* **Recorded data**
[Start]

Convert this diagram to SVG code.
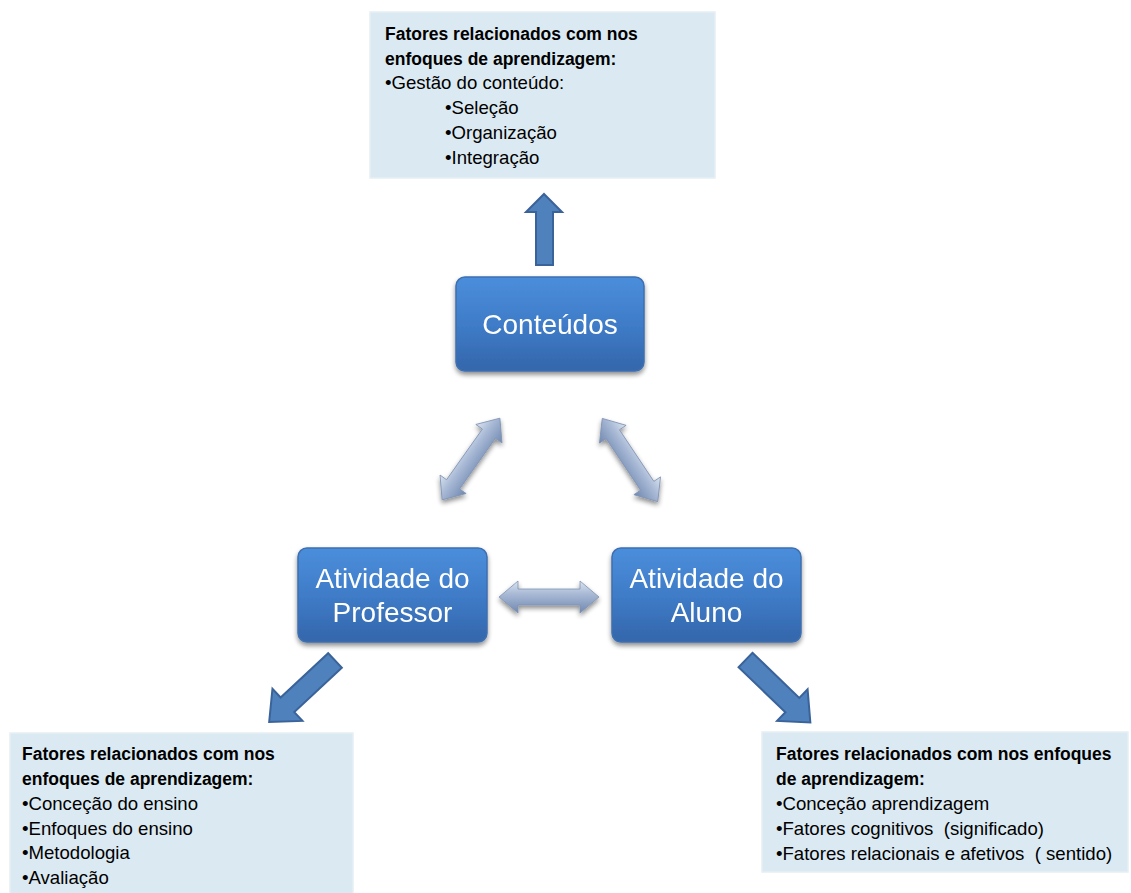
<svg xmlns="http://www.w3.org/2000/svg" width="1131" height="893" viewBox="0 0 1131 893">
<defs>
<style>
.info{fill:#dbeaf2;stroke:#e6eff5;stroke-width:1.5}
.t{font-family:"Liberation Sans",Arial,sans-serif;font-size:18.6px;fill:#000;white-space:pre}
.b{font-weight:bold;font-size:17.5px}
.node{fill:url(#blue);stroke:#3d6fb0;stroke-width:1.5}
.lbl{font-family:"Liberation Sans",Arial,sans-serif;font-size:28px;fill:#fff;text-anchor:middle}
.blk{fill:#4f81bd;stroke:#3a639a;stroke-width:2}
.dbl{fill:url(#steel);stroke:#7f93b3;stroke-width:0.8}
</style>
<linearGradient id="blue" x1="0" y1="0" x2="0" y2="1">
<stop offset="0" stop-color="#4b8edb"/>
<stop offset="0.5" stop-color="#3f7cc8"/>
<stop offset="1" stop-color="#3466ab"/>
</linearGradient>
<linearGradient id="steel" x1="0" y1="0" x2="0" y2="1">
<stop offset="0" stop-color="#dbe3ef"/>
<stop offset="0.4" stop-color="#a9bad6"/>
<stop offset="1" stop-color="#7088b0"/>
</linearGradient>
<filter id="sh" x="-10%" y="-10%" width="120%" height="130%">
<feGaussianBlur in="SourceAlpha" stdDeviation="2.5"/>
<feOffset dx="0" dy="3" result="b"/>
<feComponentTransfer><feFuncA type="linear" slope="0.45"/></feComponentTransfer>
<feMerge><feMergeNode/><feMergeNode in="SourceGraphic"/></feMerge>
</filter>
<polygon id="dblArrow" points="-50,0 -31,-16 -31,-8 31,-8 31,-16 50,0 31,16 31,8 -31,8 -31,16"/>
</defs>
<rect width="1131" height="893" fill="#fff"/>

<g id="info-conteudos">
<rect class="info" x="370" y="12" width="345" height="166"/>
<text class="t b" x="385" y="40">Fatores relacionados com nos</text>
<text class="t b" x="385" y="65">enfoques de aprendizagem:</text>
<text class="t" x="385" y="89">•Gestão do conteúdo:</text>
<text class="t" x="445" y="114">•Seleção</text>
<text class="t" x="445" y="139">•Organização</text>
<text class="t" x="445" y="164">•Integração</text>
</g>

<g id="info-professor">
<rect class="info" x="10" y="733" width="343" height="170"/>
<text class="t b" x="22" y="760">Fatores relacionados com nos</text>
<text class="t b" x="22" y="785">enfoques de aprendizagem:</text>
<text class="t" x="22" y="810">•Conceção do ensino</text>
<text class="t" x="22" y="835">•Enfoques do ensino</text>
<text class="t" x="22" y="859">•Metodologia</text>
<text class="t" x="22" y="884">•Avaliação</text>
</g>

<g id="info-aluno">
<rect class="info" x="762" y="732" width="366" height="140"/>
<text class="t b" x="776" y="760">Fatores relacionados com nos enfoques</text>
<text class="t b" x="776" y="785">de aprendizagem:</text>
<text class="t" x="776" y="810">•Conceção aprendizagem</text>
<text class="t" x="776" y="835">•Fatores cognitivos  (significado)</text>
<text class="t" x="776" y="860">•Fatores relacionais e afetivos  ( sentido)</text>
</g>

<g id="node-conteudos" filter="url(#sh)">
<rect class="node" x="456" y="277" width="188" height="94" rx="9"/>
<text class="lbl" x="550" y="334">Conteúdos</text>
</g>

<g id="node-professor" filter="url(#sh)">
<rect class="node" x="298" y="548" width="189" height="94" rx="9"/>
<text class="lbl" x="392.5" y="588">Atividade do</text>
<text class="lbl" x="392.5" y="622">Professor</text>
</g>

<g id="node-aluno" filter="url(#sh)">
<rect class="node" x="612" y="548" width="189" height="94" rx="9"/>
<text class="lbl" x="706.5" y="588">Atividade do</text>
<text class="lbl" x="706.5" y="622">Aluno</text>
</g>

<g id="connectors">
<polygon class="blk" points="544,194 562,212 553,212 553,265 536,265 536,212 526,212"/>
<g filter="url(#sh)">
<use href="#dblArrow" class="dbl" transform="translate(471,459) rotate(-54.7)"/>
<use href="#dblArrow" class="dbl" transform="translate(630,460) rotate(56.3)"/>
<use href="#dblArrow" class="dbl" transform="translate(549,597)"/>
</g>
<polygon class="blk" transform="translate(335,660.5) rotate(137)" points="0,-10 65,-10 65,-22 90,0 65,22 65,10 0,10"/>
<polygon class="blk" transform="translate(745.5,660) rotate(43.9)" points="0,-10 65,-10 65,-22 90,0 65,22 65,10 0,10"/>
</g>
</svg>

[End]
[Start]

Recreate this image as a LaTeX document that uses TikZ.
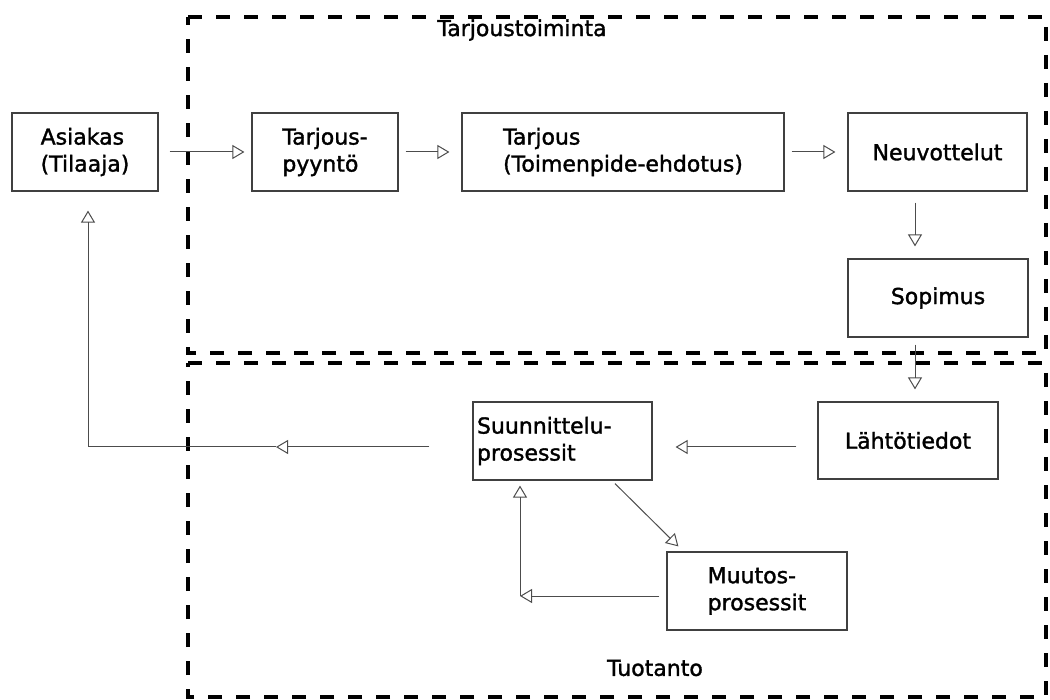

[End]
[Start]

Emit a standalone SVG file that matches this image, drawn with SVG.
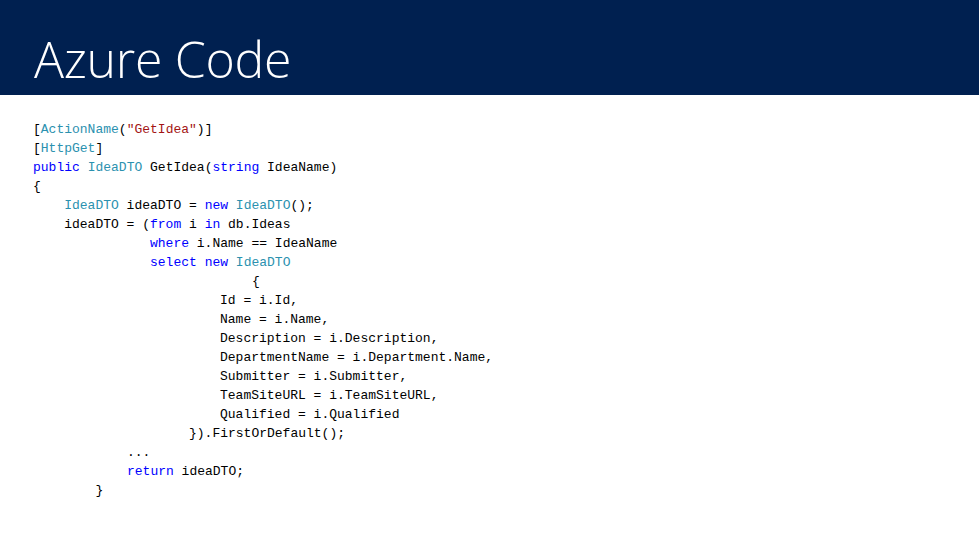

[End]

* **Instructions for the task**
Using the material above, report each line where "that" occurs.

* **Task answer**
Recreate this image as a LaTeX document that uses TikZ.
Emit a standalone SVG file that matches this image, drawn with SVG.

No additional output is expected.